More Frequently Asked Questions

Will the flipped image lose any quality?

The flip operation itself is lossless, every output pixel maps to exactly one input pixel via a coordinate inversion. Quality can only be lost in the final encoding: PNG and WebP outputs are lossless and pixel-identical to the source flip. JPG output re-encodes the bitmap and adds some quantisation noise. If you started from a JPG and don't need a smaller file, save as PNG to avoid the second compression pass.

Does this work on animated GIFs?

The browser's Canvas API typically gives you only the first frame of an animated GIF. So a flipped GIF here will be a single static image of the first frame, not an animated flip. For frame-by-frame flipping of an animated GIF, use a dedicated GIF tool that decomposes the animation, flips each frame, and re-assembles.

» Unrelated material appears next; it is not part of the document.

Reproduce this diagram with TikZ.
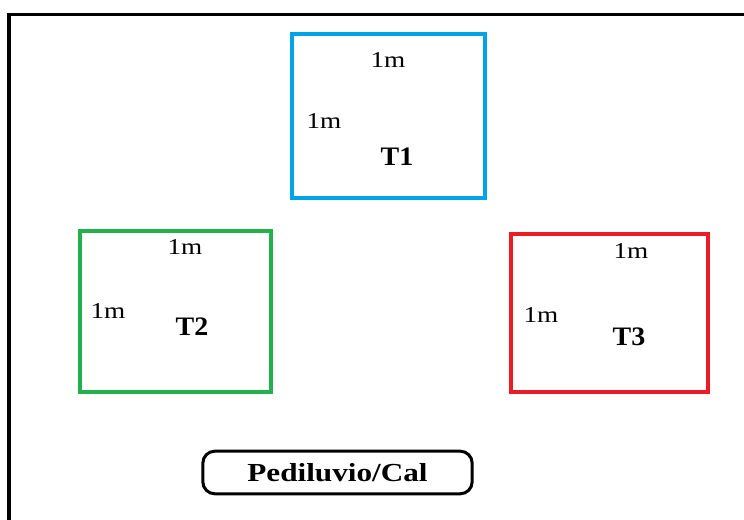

Why does my photo's EXIF data disappear after flipping?

Because the flip happens via Canvas, which only sees pixels, not EXIF metadata. The output image is encoded fresh, with a default EXIF orientation of 1 (no rotation needed) and without the source's GPS, camera model, or timestamp. From a privacy perspective this is usually a good thing; from an archival perspective it means your downstream tools see no EXIF.

Is anything uploaded?

No. The image is loaded into a Canvas in your browser via FileReader + Image, the flip is performed via ctx.scale + drawImage, and the download is generated locally via canvas.toBlob. No network requests carry the image bytes. This matters when the image contains EXIF GPS, faces, screenshots of confidential UIs, or anything else you'd rather not hand to a third party.

Why is the maximum image size 50 MB?

Canvas operations scale with pixel area, not file size, but very large files indirectly mean very large canvases, and browsers clamp canvas dimensions on memory-constrained devices (notably iOS Safari, which limits canvas area to roughly 4096×4096 in practice). The 50 MB cap is a safety net to prevent the tab crashing. For larger images, downscale first with the Image Resizer tool then flip.

What's the difference between flipping and rotating?

Flipping mirrors the image across an axis (left-right or top-bottom) producing a mirror image. Rotating turns the image around its centre (90°, 180°, 270°). A horizontal flip + a vertical flip is the same as a 180° rotation, but a single horizontal flip is not the same as a 90° rotation. Use a rotation tool (or this tool's vertical + horizontal combo for 180°) when you actually need to turn the image, not mirror it.